Unfortunately I think elder Lohmann did too much and he was pretty much dragging by the end of the day. But he did not complain…we are going to miss him when he goes home in two weeks.
In the evening we were happy to get a call from our friend and neighbor from Provo Lynn Wardle. He is in Potchefstroom as a guest of the university to take part in a conference on family law. He was kind enough to bring a small suitcase of goodies from home.
Sunday we were out of the flat by 6:45 so we could pick up Lynn and another member who is visiting from Pretoria on the way into the church. While I helped get every ready for the block meeting, Mary did her normal routine of picking up members and investigators. Lynn dug right in and helped.

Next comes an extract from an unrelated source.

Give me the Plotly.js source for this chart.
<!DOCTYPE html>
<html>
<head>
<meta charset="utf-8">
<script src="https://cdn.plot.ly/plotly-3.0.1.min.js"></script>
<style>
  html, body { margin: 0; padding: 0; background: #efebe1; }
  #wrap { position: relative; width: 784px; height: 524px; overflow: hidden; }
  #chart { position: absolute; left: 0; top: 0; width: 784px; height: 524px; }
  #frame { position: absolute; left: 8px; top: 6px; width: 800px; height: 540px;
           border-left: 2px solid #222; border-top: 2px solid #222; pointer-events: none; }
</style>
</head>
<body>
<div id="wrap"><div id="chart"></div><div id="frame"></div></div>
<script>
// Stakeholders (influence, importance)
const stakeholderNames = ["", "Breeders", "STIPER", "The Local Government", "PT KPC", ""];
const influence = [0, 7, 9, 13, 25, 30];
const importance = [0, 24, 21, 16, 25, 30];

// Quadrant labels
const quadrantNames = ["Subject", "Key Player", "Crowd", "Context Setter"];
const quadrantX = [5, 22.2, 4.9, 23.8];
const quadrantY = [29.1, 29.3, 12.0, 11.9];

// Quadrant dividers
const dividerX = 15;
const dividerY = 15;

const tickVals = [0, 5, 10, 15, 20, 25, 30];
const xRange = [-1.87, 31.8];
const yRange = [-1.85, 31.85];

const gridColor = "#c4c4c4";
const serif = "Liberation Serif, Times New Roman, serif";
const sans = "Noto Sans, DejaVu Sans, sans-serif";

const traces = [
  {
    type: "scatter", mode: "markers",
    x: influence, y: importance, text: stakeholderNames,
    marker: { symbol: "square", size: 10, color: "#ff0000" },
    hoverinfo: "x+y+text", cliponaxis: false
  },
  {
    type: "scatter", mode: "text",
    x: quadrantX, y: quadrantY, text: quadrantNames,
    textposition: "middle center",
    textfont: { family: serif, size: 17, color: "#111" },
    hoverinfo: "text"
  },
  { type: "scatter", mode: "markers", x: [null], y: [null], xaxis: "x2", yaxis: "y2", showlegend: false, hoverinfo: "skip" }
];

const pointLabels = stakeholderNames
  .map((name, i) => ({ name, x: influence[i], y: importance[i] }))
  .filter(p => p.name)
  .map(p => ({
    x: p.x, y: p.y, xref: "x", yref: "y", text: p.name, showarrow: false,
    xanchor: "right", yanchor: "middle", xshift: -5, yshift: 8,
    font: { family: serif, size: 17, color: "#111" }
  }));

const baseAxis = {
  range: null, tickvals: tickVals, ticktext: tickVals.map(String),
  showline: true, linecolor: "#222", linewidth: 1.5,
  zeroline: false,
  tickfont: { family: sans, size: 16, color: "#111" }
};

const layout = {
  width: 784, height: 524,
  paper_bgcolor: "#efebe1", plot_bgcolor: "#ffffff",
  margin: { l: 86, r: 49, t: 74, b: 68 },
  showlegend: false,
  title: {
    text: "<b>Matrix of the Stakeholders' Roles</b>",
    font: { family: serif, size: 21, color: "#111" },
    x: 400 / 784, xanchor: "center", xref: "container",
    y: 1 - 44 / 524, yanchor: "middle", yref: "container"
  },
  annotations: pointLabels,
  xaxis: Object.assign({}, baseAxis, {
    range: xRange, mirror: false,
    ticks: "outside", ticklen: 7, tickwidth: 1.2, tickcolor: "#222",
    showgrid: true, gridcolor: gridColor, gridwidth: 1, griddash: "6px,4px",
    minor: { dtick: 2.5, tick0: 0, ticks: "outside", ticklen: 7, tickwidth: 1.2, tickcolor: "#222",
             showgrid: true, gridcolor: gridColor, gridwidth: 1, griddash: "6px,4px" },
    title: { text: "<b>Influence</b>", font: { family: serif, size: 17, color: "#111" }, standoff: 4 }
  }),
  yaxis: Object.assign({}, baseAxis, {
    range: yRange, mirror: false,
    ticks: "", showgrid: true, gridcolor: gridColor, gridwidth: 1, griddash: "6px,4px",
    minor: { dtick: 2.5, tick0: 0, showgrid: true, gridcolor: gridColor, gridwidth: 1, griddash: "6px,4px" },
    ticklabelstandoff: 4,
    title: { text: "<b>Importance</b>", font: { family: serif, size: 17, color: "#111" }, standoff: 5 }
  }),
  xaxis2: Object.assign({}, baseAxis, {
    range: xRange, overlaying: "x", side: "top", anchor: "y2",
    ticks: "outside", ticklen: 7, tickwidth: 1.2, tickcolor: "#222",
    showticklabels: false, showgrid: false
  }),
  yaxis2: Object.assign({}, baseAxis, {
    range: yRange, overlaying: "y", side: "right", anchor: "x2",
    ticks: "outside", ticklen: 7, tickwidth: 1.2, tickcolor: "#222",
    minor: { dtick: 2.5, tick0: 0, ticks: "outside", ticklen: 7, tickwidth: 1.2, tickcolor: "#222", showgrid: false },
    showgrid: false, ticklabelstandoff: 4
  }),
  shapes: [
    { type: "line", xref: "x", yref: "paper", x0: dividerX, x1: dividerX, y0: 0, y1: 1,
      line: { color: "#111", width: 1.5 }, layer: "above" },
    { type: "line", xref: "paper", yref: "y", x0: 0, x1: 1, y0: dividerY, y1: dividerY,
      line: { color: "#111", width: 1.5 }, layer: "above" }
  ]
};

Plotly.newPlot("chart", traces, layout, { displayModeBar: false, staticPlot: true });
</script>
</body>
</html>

Since brother Omphile had to go to school, president Kwaikwai asked me to conduct sacrament. I asked Lynn to share his testimony. Mary gave her third talk on conference and its importance to her. Since there was still 10 minutes left, I then called on president Kwaikwai to speak. He has an amazing memory and is a very spiritual speaker. For Sunday School I taught the last lesson of the temple preparation class while Mary played for the Primary. I conducted Priesthood while president Kwaikwai held interviews.
After the block meeting we held the baptismal service for four wonderful people. The picture on the left – sisters Dorcas and Mthabiseng who were to be baptized by Bongani Buta who came back from Pretoria. President Kwaikwai was to baptize brother Menzi and David. The picture on the right has elders Lohmann and Perez flanking the four.

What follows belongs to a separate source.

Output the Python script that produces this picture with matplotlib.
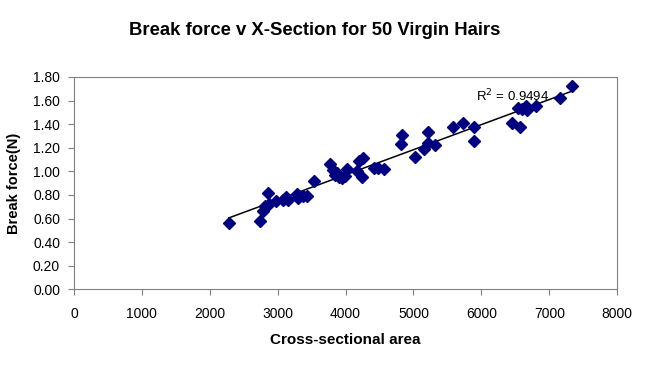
import matplotlib
matplotlib.use('Agg')
import matplotlib.pyplot as plt
import numpy as np

plt.rcParams['font.family'] = ['Liberation Sans', 'DejaVu Sans']

# cross-sectional area vs break force (N)
area = [2280, 2740, 2785, 2814, 2858, 2873, 2976, 3079, 3123, 3153,
        3285, 3300, 3374, 3433, 3536, 3772, 3816, 3845, 3904, 3948,
        3993, 4022, 4169, 4199, 4258, 4243, 4420, 4479, 4567, 4818,
        4832, 5024, 5157, 5216, 5216, 5319, 5584, 5731, 5893, 5893,
        6453, 6541, 6570, 6659, 6674, 6806, 7160, 7337, 3870, 6600]
force = [0.56, 0.58, 0.66, 0.71, 0.82, 0.72, 0.75, 0.76, 0.78, 0.76,
         0.81, 0.77, 0.79, 0.79, 0.92, 1.06, 1.01, 0.97, 0.95, 0.94,
         0.96, 1.02, 1.00, 1.09, 1.11, 0.95, 1.03, 1.03, 1.02, 1.23,
         1.31, 1.12, 1.19, 1.33, 1.24, 1.22, 1.38, 1.41, 1.38, 1.26,
         1.41, 1.54, 1.38, 1.55, 1.52, 1.55, 1.62, 1.72, 0.99, 1.53]
r2_text = 'R$^2$ = 0.9494'

fig = plt.figure(figsize=(6.49, 3.70), dpi=100)
ax = fig.add_axes([0.114, 0.218, 0.837, 0.574])

ax.plot(area, force, 'D', color='#000080', mec='#000080', ms=5.8, zorder=3)
k, b = np.polyfit(area, force, 1)
xs = np.array([min(area), max(area)])
ax.plot(xs, k * xs + b, color='black', lw=1.1, zorder=2)
ax.text(5920, 1.635, r2_text, fontsize=9.5, ha='left', va='center')

ax.set_xlim(0, 8000); ax.set_ylim(0, 1.8)
ax.set_xticks(np.arange(0, 8001, 1000))
ax.set_yticks(np.arange(0, 1.81, 0.2))
ax.set_yticklabels(['%.2f' % v for v in np.arange(0, 1.81, 0.2)])
for s in ax.spines.values():
    s.set_color('#808080')
ax.tick_params(direction='out', length=4, color='#808080', labelsize=10, pad=6)
ax.tick_params(axis='x', pad=9)

fig.text(0.485, 0.917, 'Break force v X-Section for 50 Virgin Hairs',
         ha='center', va='center', fontsize=13.3, weight='bold')
fig.text(0.532, 0.08, 'Cross-sectional area', ha='center', va='center',
         fontsize=11, weight='bold')
fig.text(0.022, 0.505, 'Break force(N)', ha='center', va='center',
         fontsize=10.5, weight='bold', rotation=90)

fig.savefig('out.png', dpi=100)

The water is unheated and a real shock for all who enter the water. But even with the cold water there were lots of smiles. I just noticed that I managed to get Mary in one of the pictures.
After the baptisms they were confirmed and received the Holy Ghost. Then the font had to be emptied and the chapel converted back into a class room for Monday’s school. While Lynn and I helped the elders and others do this, Mary took people back to their homes. We had everything cleaned up and put away and Mary had not come back. Everyone left except our guest from Pretoria, sister Una – shown with us above, Lynn and myself. I started getting worried because Mary usually was over due from her first trip as we sat and waited out front of the school. Mary had not take the phone so I could not find out where she was. I checked to see if the people she took made it home and they had. When she finally made it back to the school, she told us that she had taken the group of students home. She had met them as they were walking to the taxi stand and had not thought to call me to tell me why she had not come back to school right away.
I think Lynn will be going home on Tuesday with great memories of the Potchefstroom branch. He got to help set up church – which reminded him of his days as a missionary in the Philippines – help with the font, speak in church, watch four baptisms and participate in four confirmations.
So as you can see it really has been a very busy week for Elder and Sister Pier in South Africa and we would not change it for the world. Well I would have liked more than an hour to prepare my talk for the memorial but I trusted the Lord to help me and he did.